I stood beside the stage as they played, getting ready to hop up right after their last song. As their harmonies would crescendo and fill the room, I noticed audience members glancing in my direction with a certain apologetic grimace in their eyes. As If to say,
"I'm sorry that you have to follow this."
I've seen that glance quite a bit in the past 15 years. I can't deny it. Jumping up on a big cold stage by yourself armed only with some songs you wrote about your feelings is intimidating. I could write a whole lot about how that specific experience has continuously shaped me both as a songwriter and as human being. But let's get back to the small epiphany:
Lee (Freddie) broke a string toward the end of a song. He's a professional, and I have no doubt that he would have handled
the whole thing effortlessly on his own, But I Instinctively tuned up my guitar beside the stage as they finished the song . As the crowd applauded, I handed it up to Lee and took his guitar off stage. The whole thing happened in a few seconds and the show went on like it hadn't happened at all.

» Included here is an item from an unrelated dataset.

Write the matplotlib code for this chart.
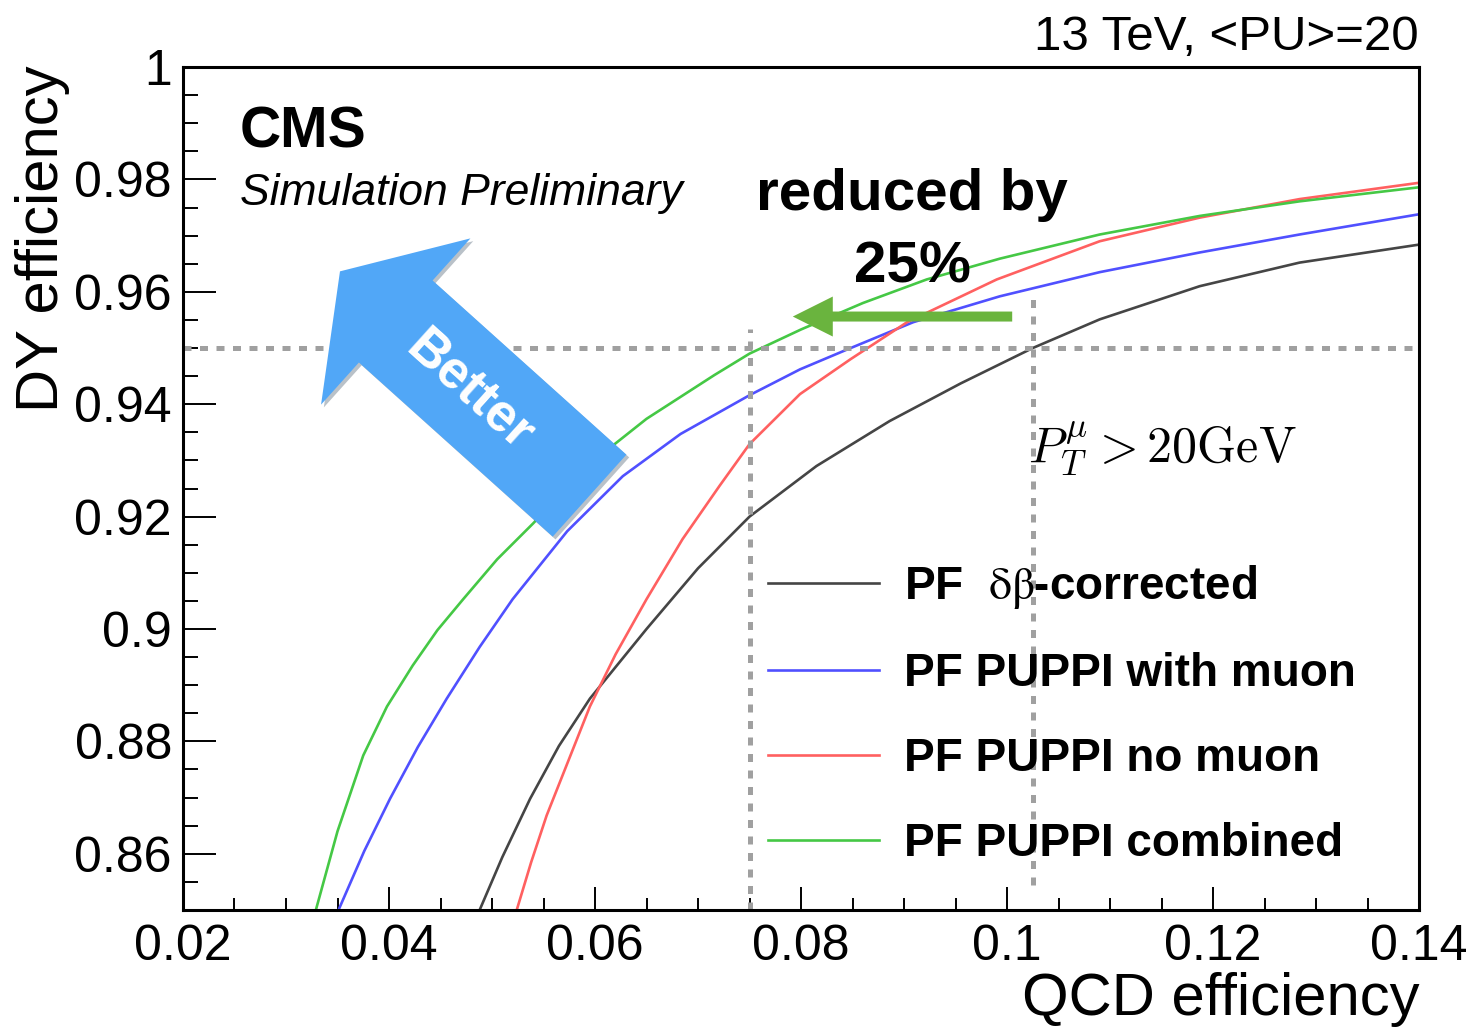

Freddie and Francine played an incredible set. At the end of one particularly dynamic song, there there were two seconds of amazed silence after the final note. From the silence, one voice in the crowd rose up to say, "whoa." The place burst into laughter and applause.
And then it was my turn.
As I stepped up under the lights and adjusted the mic stand, (Lee is much taller and better looking than me.) I looked out at those faces, the ones with the apologies written on them. I laughed to myself. I felt myself well up with a feeling that I've had countless times but have never really examined. A sort of mantra that I've never said out loud.
This is about connection. This is how I tell people that I care about them. This is how I share what I have to share. Nobody wins or loses. Nobody is better or worse. The things by which we measure success are meaningless up here. And by the end of the show, the best that I can hope is that these people saw me clearly. And that somehow, that makes it easier for them to see other things clearly.
Humans are taught to view success as a zero sum game. That where there is a winner, there is a loser. That we are in competition with our peers. That the cream rises to the top. But it doesn't. It's everywhere. In fact, there is no top.
When Lee broke his string and I passed my guitar up to him, I didn't really think about it. But what I was saying was, "Don't let some bullshit stop you from doing what matters."